Su questi punti rispondiamo:

  1. non impegnarsi, come militanti della sinistra rivoluzionaria,adducendo il rischio di una tendenza di destra, significa semplicemente fare una “profezia che si autoavvera”. Se la sinistra non mette tutto il suo peso sul piatto della bilancia, vincerà la destra – inevitabilmente. Ma quelli che non saranno intervenuti, non avranno nemmeno il diritto di dire “avevamo ragione”, avendo creato con la propria inattività le condizioni del fallimento “preannunciato”. Il rischio di una svolta a destra è un motivo per intervenire e rafforzare le forze comuniste e non una ragione per tenersi fuori e abbandonare queste forze.
  2. il carattere della socializzazione si compie con modi specifici che possono essere valutati solo sul posto. Applicare semplicemente solo vecchi schemi (creati per una realtà socioeconomica lontana dal Rojava) non ha senso. Ci si può pronunciare rispetto al grado della socializzazione in Rojava solo analizzando l’impatto, il progresso e gli insuccessi del movimento di costruzione delle cooperative.
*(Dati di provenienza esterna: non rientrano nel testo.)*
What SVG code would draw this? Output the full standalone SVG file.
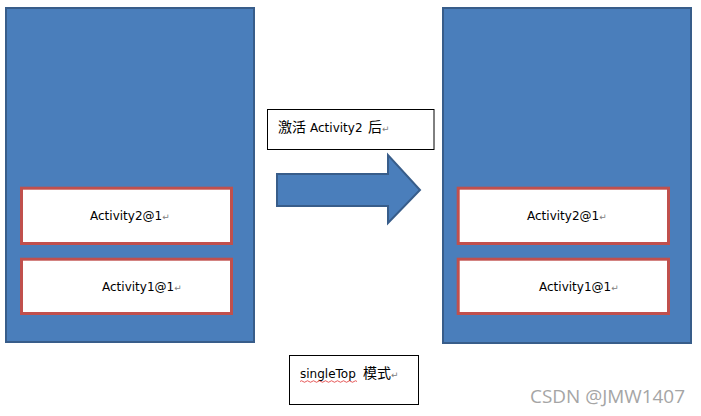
<svg xmlns="http://www.w3.org/2000/svg" width="701" height="416" viewBox="0 0 701 416">
  <style>
    .stack { fill: #4A7EBB; stroke: #385D8A; stroke-width: 2; }
    .act { fill: #FFFFFF; stroke: #C0504D; stroke-width: 3; }
    .lbl { fill: #FFFFFF; stroke: #000000; stroke-width: 1; }
    .t { font-family: "DejaVu Sans", "Noto Sans CJK SC", sans-serif; font-size: 12px; fill: #000000; }
    .cjk { font-family: "Noto Sans CJK SC", "DejaVu Sans", sans-serif; font-size: 14px; fill: #000000; }
    .ret { fill: #808080; font-size: 9px; font-family: "DejaVu Sans", sans-serif; }
    .wm { font-family: "Open Sans", "DejaVu Sans", sans-serif; font-size: 19px; fill: #a5a5a5; }
  </style>
  <rect width="701" height="416" fill="#FFFFFF"/>

  <g id="stack-before">
    <rect class="stack" x="6" y="8" width="248" height="334"/>
    <g id="before-activity2">
      <rect class="act" x="21.5" y="188.2" width="210" height="55.3"/>
      <text class="t" x="90" y="220">Activity2@1<tspan class="ret">↵</tspan></text>
    </g>
    <g id="before-activity1">
      <rect class="act" x="21.5" y="259.2" width="210" height="54.3"/>
      <text class="t" x="102" y="291">Activity1@1<tspan class="ret">↵</tspan></text>
    </g>
  </g>

  <g id="stack-after">
    <rect class="stack" x="443" y="8" width="248" height="335"/>
    <g id="after-activity2">
      <rect class="act" x="458.2" y="188.2" width="210.3" height="55.3"/>
      <text class="t" x="527" y="220">Activity2@1<tspan class="ret">↵</tspan></text>
    </g>
    <g id="after-activity1">
      <rect class="act" x="458.2" y="259.2" width="210.3" height="54.3"/>
      <text class="t" x="539" y="291">Activity1@1<tspan class="ret">↵</tspan></text>
    </g>
  </g>

  <g id="label-activate">
    <rect class="lbl" x="267.5" y="109.5" width="166.5" height="40"/>
    <text class="cjk" x="278" y="132">激活</text>
    <text class="t" x="310" y="132">Activity2</text>
    <text class="cjk" x="368" y="132">后<tspan class="ret">↵</tspan></text>
  </g>

  <g id="connectors">
    <polygon points="277,174 388,174 388,155 420,190 388,223 388,206 277,206" fill="#4A7EBB" stroke="#385D8A" stroke-width="2" stroke-linejoin="miter"/>
  </g>

  <g id="label-mode">
    <rect class="lbl" x="289.5" y="355.5" width="129" height="49"/>
    <text class="t" x="300" y="378">singleTop</text>
    <text class="cjk" x="363" y="378">模式<tspan class="ret">↵</tspan></text>
    <path d="M300 381.5 q1.5 -1.5 3 0 t3 0 t3 0 t3 0 t3 0 t3 0 t3 0 t3 0 t3 0 t3 0 t3 0 t3 0 t3 0 t3 0 t3 0 t3 0 t3 0 t3 0 t3 0" fill="none" stroke="#E03030" stroke-width="0.8"/>
  </g>

  <text class="wm" x="530" y="403" textLength="155" lengthAdjust="spacingAndGlyphs">CSDN @JMW1407</text>
</svg>
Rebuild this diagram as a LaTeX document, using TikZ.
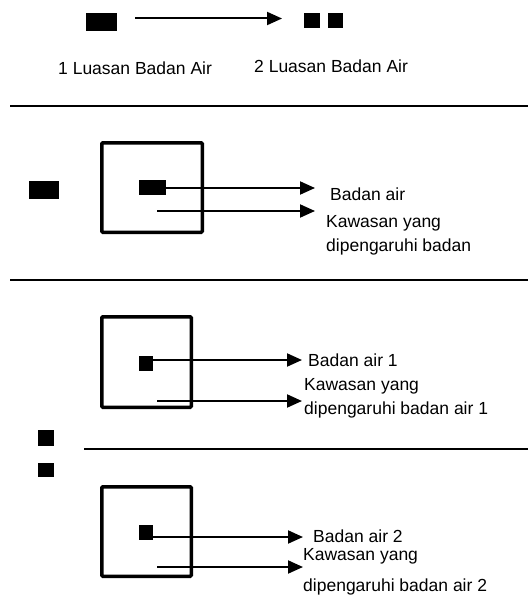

Tale inchiesta non è stata fatta da quelli che sostengono un non intervento basandosi sulla “mancanza di caratteristiche socialiste”nell’esperienza del Rojava.
  3. la situazione in Siria è un tale miscuglio di interessi e disegni politici, che delle convergenze incidentali sono inevitabili. Gli USA attaccano ISIS per ragioni da ricercare nell’imperialismo proprio, le forze progressiste del Rojava attaccano ISIS per ragioni proprie al processo di liberazione del Rojava. Approfittare dei bombardamenti USA (e indicargli pure gli obiettivi) per risparmiare il sangue di nostri/e combattenti e agevolare la liberazione delle masse oppresse dall’ ISIS, è semplice buon senso. La posizione del purismo che lo rifiuta è semplicemente criminale. All’epoca, la resistenza antifascista ha pure indirizzato i bombardamenti delle forze imperialiste USA e britanniche su obiettivi nazisti. Ciò che è decisivo è di avere una propria agenda e una propria strategia. Il “purismo rivoluzionario” proibirebbe ogni tregua con il regime, ma questa tregua è una condizione di sopravvivenza, ed è molto meno “vergognosa” della pace di Brest-Litovsk.
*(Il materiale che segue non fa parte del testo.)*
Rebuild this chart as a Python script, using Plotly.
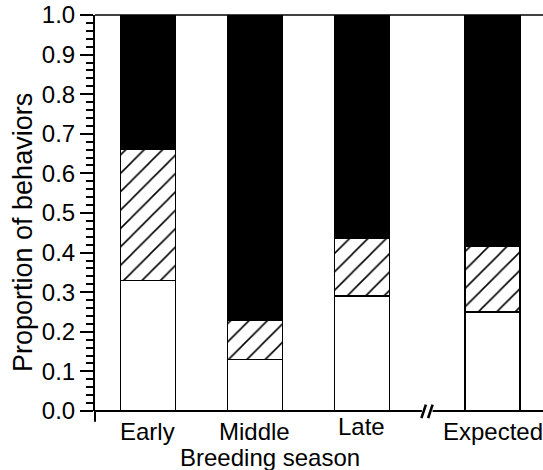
import plotly.graph_objects as go

categories = ["Early", "Middle", "Late", "Expected"]
x_pos = [1.0, 2.0, 3.0, 4.22]
white_vals = [0.33, 0.13, 0.29, 0.25]
hatched_vals = [0.33, 0.10, 0.145, 0.165]
black_vals = [0.34, 0.77, 0.565, 0.585]
y_ticks = [0.0, 0.1, 0.2, 0.3, 0.4, 0.5, 0.6, 0.7, 0.8, 0.9, 1.0]
y_tick_labels = ["0.0", "0.1", "0.2", "0.3", "0.4", "0.5", "0.6", "0.7", "0.8", "0.9", "1.0"]
break_x = 3.61

FONT = "Liberation Sans, Arial, Helvetica, sans-serif"
xr = [0.505, 4.692]
bw = 0.514

fig = go.Figure()
line = dict(color="black", width=1.5)
fig.add_trace(go.Bar(x=x_pos, y=white_vals, width=bw, marker=dict(color="white", line=line)))
fig.add_trace(go.Bar(x=x_pos, y=hatched_vals, width=bw,
                     marker=dict(color="white", line=line,
                                 pattern=dict(shape="/", fgcolor="black", bgcolor="white",
                                              fgopacity=1, size=13, solidity=0.12,
                                              fillmode="replace"))))
fig.add_trace(go.Bar(x=x_pos, y=black_vals, width=bw, marker=dict(color="black", line=line)))

def px(xd):
    return (xd - xr[0]) / (xr[1] - xr[0])

bp = px(break_x)
shapes = []
shapes.append(dict(type="line", xref="paper", yref="paper", x0=0, x1=bp - 0.012, y0=0, y1=0,
                   line=dict(color="black", width=2)))
shapes.append(dict(type="line", xref="paper", yref="paper", x0=bp + 0.012, x1=1, y0=0, y1=0,
                   line=dict(color="black", width=2)))
for dx in (-0.008, 0.007):
    shapes.append(dict(type="line", xref="paper", yref="paper",
                       x0=bp + dx - 0.005, x1=bp + dx + 0.005, y0=-0.018, y1=0.016,
                       line=dict(color="black", width=2.6)))
shapes.append(dict(type="line", xref="paper", yref="paper", x0=0, x1=1, y0=1, y1=1,
                   line=dict(color="black", width=1.5)))
shapes.append(dict(type="line", xref="paper", yref="paper", x0=0, x1=0, y0=0, y1=-0.027,
                   line=dict(color="black", width=2)))
fig.update_layout(shapes=shapes)

label_y = [-0.051, -0.051, -0.040, -0.051]
annotations = []
for xv, txt, ly in zip(x_pos, categories, label_y):
    annotations.append(dict(x=xv, y=ly, xref="x", yref="paper", text=txt, showarrow=False,
                            xanchor="center", yanchor="middle", font=dict(size=24)))
annotations.append(dict(x=(270 - 95) / 448, y=-0.118, xref="paper", yref="paper",
                        text="Breeding season", showarrow=False, xanchor="center",
                        yanchor="middle", font=dict(size=24)))
annotations.append(dict(x=(23 - 95) / 448, y=(411 - 233) / 396, xref="paper", yref="paper",
                        text="Proportion of behaviors", showarrow=False, xanchor="center",
                        yanchor="middle", textangle=-90, font=dict(size=27)))
fig.update_layout(annotations=annotations)

fig.update_layout(
    barmode="stack",
    showlegend=False,
    width=543, height=470,
    margin=dict(l=95, r=0, t=15, b=59),
    plot_bgcolor="white", paper_bgcolor="white",
    font=dict(family=FONT, size=24, color="black"),
    xaxis=dict(range=xr, showticklabels=False, showline=False,
               showgrid=False, zeroline=False, ticks=""),
    yaxis=dict(range=[0, 1.0], tickvals=y_ticks, ticktext=y_tick_labels,
               showline=True, linecolor="black", linewidth=2,
               ticks="outside", ticklen=13, tickwidth=2, tickcolor="black",
               minor=dict(dtick=0.02, ticks="outside", ticklen=7, tickwidth=1.5, tickcolor="black"),
               showgrid=False, zeroline=False, tickfont=dict(size=24)),
)

fig.write_html("out.html")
Ma aldilà della validità di queste critiche, la questione è: a che scopo si fa la critica?

Non ci si accosta ad una realtà con una dimensione rivoluzionaria, dando dei voti, buoni o cattivi. È arrogante, è inutile e non è fare della politica: è discutere di politica come le chiacchiere al caffè. L’incidenza sulla realtà è nulla. In una situazione di guerra come in Rojava (o in Donbass), per i/le rivoluzionari/e ci sono solo due posizioni:

  1. O si valuta che si tratta di una guerra interna alla borghesia, interimperialista, e allora entrambe le parti devono essere denunciate e combattute,
  2. o si valuta che una parte è nel nostro campo e l’altra (o altre) sono nemiche, e allora dobbiamo sostenere i nostri/e compagni/e.

Ciò non significa rinunciare alla critica e neppure rinunciare alla propria agenda in favore dei protagonisti più importanti della nostra parte (nel caso del Rojava, il PYD). Vuol dire semplicemente: agire politicamente, essere nella realtà per trasformarla, essere efficaci.